Increasing priority back to P3. This issue merits P3 based on ILW guidelines as its a significant performance improvement across several crypto focused workloads.

> I have not run any of the SPEC tests. The numbers provided for the SPEC tests seem unreal and if the performance was that great, > I would have expected to see the microbenchmark perform nearly as well, but I didn't. Don't spend time on microbenchmarks, when you able to run SPECjvm2008:crypto.rsa, and that would be prove, because of SPEC benchmarks correlate with the real world performance. And I have to note that the mirobenchmark was created by 3d party, and original issue should be considered without this micro.

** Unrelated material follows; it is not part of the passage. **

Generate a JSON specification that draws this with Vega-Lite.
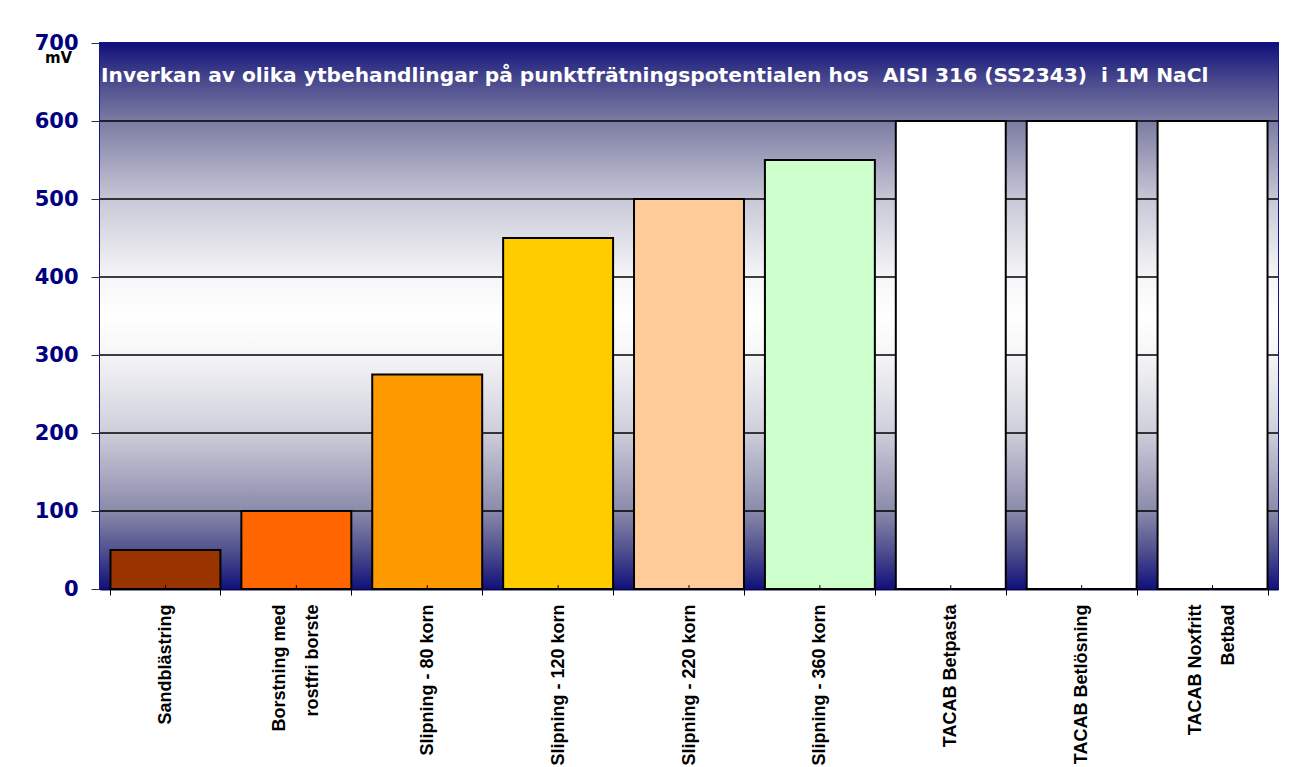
{
  "$schema": "https://vega.github.io/schema/vega-lite/v6.json",
  "autosize": "none",
  "width": 1178,
  "height": 546,
  "padding": {"left": 100, "top": 43, "right": 23, "bottom": 178},
  "background": "#ffffff",
  "title": {
    "text": "Inverkan av olika ytbehandlingar på punktfrätningspotentialen hos\u00a0 AISI 316 (SS2343)\u00a0 i 1M NaCl",
    "anchor": "start",
    "frame": "group",
    "orient": "top",
    "baseline": "alphabetic",
    "offset": -40,
    "dy": 30,
    "dx": 1,
    "font": "DejaVu Sans",
    "fontSize": 20.2,
    "fontWeight": "bold",
    "color": "#ffffff"
  },
  "datasets": {
    "bars": [
      {"Behandling": "Sandblästring", "mV": 50},
      {"Behandling": "Borstning med\nrostfri borste", "mV": 100},
      {"Behandling": "Slipning - 80 korn", "mV": 275},
      {"Behandling": "Slipning - 120 korn", "mV": 450},
      {"Behandling": "Slipning - 220 korn", "mV": 500},
      {"Behandling": "Slipning - 360 korn", "mV": 550},
      {"Behandling": "TACAB Betpasta", "mV": 600},
      {"Behandling": "TACAB Betlösning", "mV": 600},
      {"Behandling": "TACAB Noxfritt\nBetbad", "mV": 600}
    ],
    "grid": [
      {"mV": 100}, {"mV": 200}, {"mV": 300}, {"mV": 400}, {"mV": 500}, {"mV": 600}
    ],
    "frame": [
      {"lo": 0, "hi": 700}
    ]
  },
  "layer": [
    {
      "data": {"name": "frame"},
      "mark": {
        "type": "rect",
        "fill": {
          "gradient": "linear",
          "x1": 0, "y1": 0, "x2": 0, "y2": 1,
          "stops": [
            {"offset": 0, "color": "#10107a"},
            {"offset": 0.07, "color": "#4a4a8e"},
            {"offset": 0.143, "color": "#7c7ca3"},
            {"offset": 0.29, "color": "#c9c9d8"},
            {"offset": 0.43, "color": "#f6f6f8"},
            {"offset": 0.5, "color": "#ffffff"},
            {"offset": 0.57, "color": "#f6f6f8"},
            {"offset": 0.71, "color": "#cfcfdc"},
            {"offset": 0.857, "color": "#8a8aab"},
            {"offset": 0.93, "color": "#50508f"},
            {"offset": 1, "color": "#10107a"}
          ]
        }
      },
      "encoding": {
        "y": {"field": "lo", "type": "quantitative", "scale": {"domain": [0, 700]}},
        "y2": {"field": "hi"}
      }
    },
    {
      "data": {"name": "grid"},
      "mark": {"type": "rule", "color": "#000000", "strokeWidth": 1.3},
      "encoding": {
        "y": {"field": "mV", "type": "quantitative"}
      }
    },
    {
      "data": {"name": "bars"},
      "mark": {"type": "bar", "stroke": "#000000", "strokeWidth": 2, "strokeJoin": "miter"},
      "encoding": {
        "x": {
          "field": "Behandling",
          "type": "nominal",
          "sort": null,
          "scale": {"paddingInner": 0.16, "paddingOuter": 0.08},
          "axis": {
            "title": null,
            "labelAngle": -90,
            "labelExpr": "split(datum.label, '\\n')",
            "labelFont": "Liberation Sans",
            "labelFontSize": 18,
            "labelFontWeight": "bold",
            "labelColor": "#000000",
            "labelLineHeight": 33,
            "labelPadding": 9,
            "labelLimit": 400,
            "labelOffset": {"expr": "length(split(datum.value, '\\n')) > 1 ? -17 : 0"},
            "tickBand": "extent",
            "tickSize": 6,
            "tickColor": "#000000",
            "domainColor": "#0a0a50",
            "domainWidth": 2
          }
        },
        "y": {
          "field": "mV",
          "type": "quantitative",
          "scale": {"domain": [0, 700]},
          "axis": {
            "values": [0, 100, 200, 300, 400, 500, 600, 700],
            "grid": false,
            "title": "mV",
            "titleAngle": 0,
            "titleX": -42,
            "titleY": 19,
            "titleAlign": "center",
            "titleBaseline": "alphabetic",
            "titleFont": "DejaVu Sans",
            "titleFontSize": 15,
            "titleFontWeight": "bold",
            "titleColor": "#000000",
            "labelFont": "DejaVu Sans",
            "labelFontSize": 21,
            "labelFontWeight": "bold",
            "labelColor": "#000080",
            "labelPadding": 13,
            "tickSize": 9,
            "tickColor": "#333333",
            "domainColor": "#14148c",
            "domainWidth": 2
          }
        },
        "color": {
          "field": "Behandling",
          "type": "nominal",
          "legend": null,
          "scale": {
            "domain": ["Sandblästring", "Borstning med\nrostfri borste", "Slipning - 80 korn", "Slipning - 120 korn", "Slipning - 220 korn", "Slipning - 360 korn", "TACAB Betpasta", "TACAB Betlösning", "TACAB Noxfritt\nBetbad"],
            "range": ["#993300", "#ff6600", "#ff9900", "#ffcc00", "#ffcc99", "#ccffcc", "#ffffff", "#ffffff", "#ffffff"]
          }
        }
      }
    },
    {
      "data": {"name": "bars"},
      "mark": {"type": "rule", "color": "#000000", "strokeWidth": 1},
      "encoding": {
        "x": {"field": "Behandling", "type": "nominal", "sort": null},
        "y": {"datum": 0, "type": "quantitative"},
        "y2": {"datum": 5}
      }
    }
  ],
  "config": {
    "view": {"stroke": "#14148c", "strokeWidth": 2}
  }
}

I have run the microbenchmark test provided and have found little significant performance increase running on a T4 using enc_alg. It was more noticeable for 16byte operations with 1000 threads, but that was all. When it came to 128 bytes, the advantage was negligible. When I looked at the source of the test I made some modifications. I had to modify the test as the "score" seemed arbitrary, for example there was a divide by 6 that I do not see a reason for. I changed it to ops/sec which is what we are trying to measure. Secondly the input data was the same for every doFinal() call, which using the same data tends to get tainted by system cache speeding up repeated operations. When looking at the profile of runs it was true that the ConcurrentHashMap showed up less as a hot function than the current LinkedList. However, the functions that matter yf_aes128_cbc_encrypt were nearly identical in their timing. The change mostly shifted the lock to another part of the system. Below is 1000 threads running 512byte input. ConcurrentHashMap 171.650 171.650 <Total> 32.513 32.513 __lwp_park 16.091 24.887 mutex_lock_impl 8.796 8.796 mutex_trylock_adaptive 5.744 13.610 _malloc_unlocked 4.963 6.725 mutex_unlock 4.373 4.373 yf_aes128_cbc_encrypt LinkedList 174.062 174.062 <Total> 31.592 31.592 __lwp_park 14.980 23.617 mutex_lock_impl 8.636 8.636 mutex_trylock_adaptive 7.735 10.087 sun.security.pkcs11.Token.releaseSession(sun.security.pkcs11.Session) 6.144 6.144 java.util.Arrays.copyOfRange(char[], int, int) 5.514 12.809 _malloc_unlocked 4.533 4.653 sun.security.pkcs11.Session.id() 4.413 6.084 mutex_unlock 4.243 4.243 yf_aes128_cbc_encrypt I have not run any of the SPEC tests. The numbers provided for the SPEC tests seem unreal and if the performance was that great, I would have expected to see the microbenchmark perform nearly as well, but I didn't. I saw a 20% performance increase at 16 byte and near none at 128 bytes. At 16 bytes all the time is spent in the JVM and nearly none doing encryption. At this moment this looks more like a performance increase for a spec benchmark rather than the real world. I maybe wrong, just my opinion with the data I've seen in the tests and read in the bug.